While writing up the post about the 76ers’ run of success, something odd occurred to me. The record for most losses in a season is 73, set by the 1972-73 76ers. As you might notice, that means that their loss count matches the a year of their particularly putrid season. Per Basketball Reference, only one other team has done this: the expansion 1961-62 Chicago Packers. (Can you imagine having a team called the Packers in Chicago now? It’d be weird for a name to be shared by a city’s team and a rival of another team in that city, but I suppose that’s how it was for Brooklyn Dodgers fans in the 1940s and 1950s, and maybe for St. Louis fans when the NFC West heats up.)

That Packers team went 18-62, though BR says they were expected to finish at 21-59. The only player whose name I recognize is the recently deceased Walt Bellamy, who was a rookie that year. They only hung on in Chicago for one more year before moving to Baltimore. They also put up 111 points a game and gave up 119, because early 1960s basketball was pretty damned wild.

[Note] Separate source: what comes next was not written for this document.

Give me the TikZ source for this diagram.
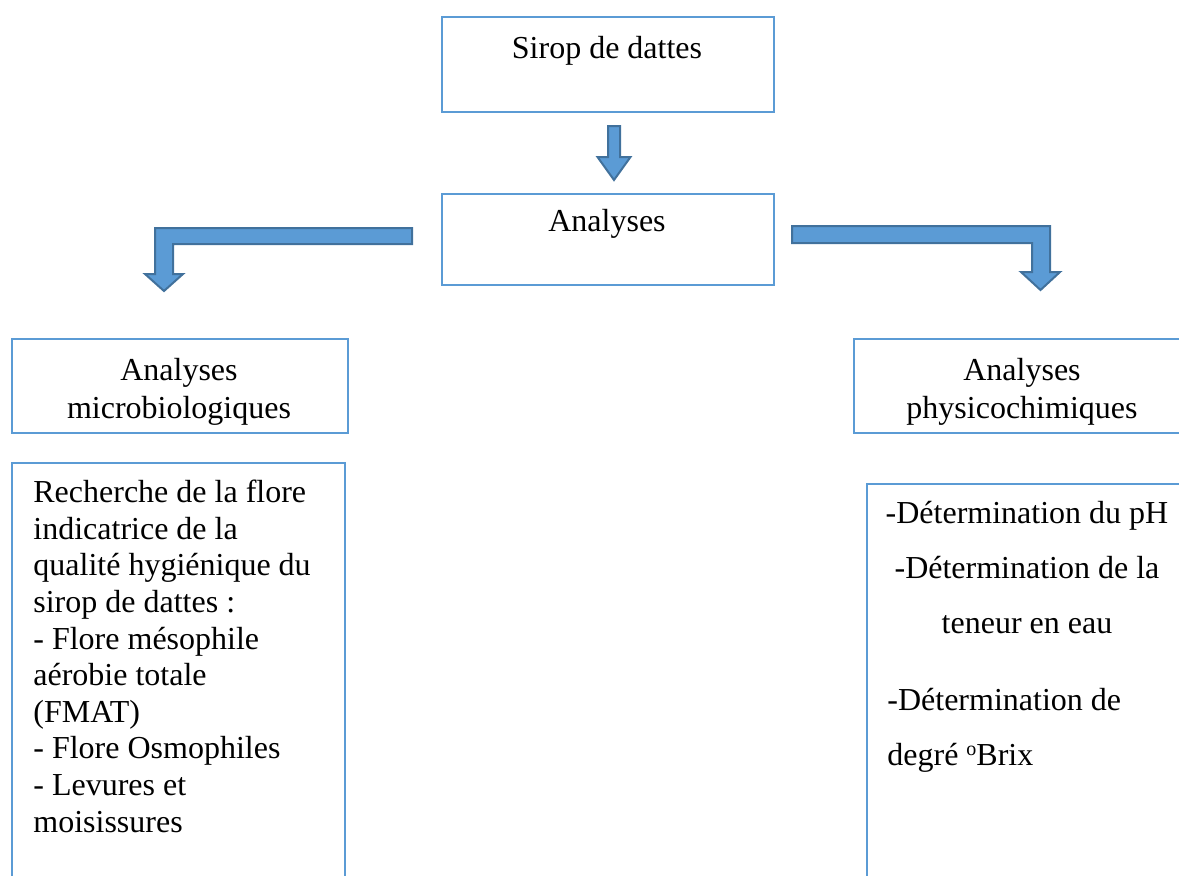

So, this is an exclusive club, if a little arbitrary–there are 4 other teams from the 20th century who lost more games than the corresponding year, and obviously every team from the 21st has lost more than the year. Still, it’s a set of 2 truly terrible teams, but the next member is presumably going to be one of the very best teams in the league in the next five years or so. The benchmark will only get more and more attainable, so club membership will rapidly devalue. Regardless, I can’t see the members of those two teams popping champagne like the 1972 Dolphins when the last team hits 14 losses this year–though it’d be hilarious if they did.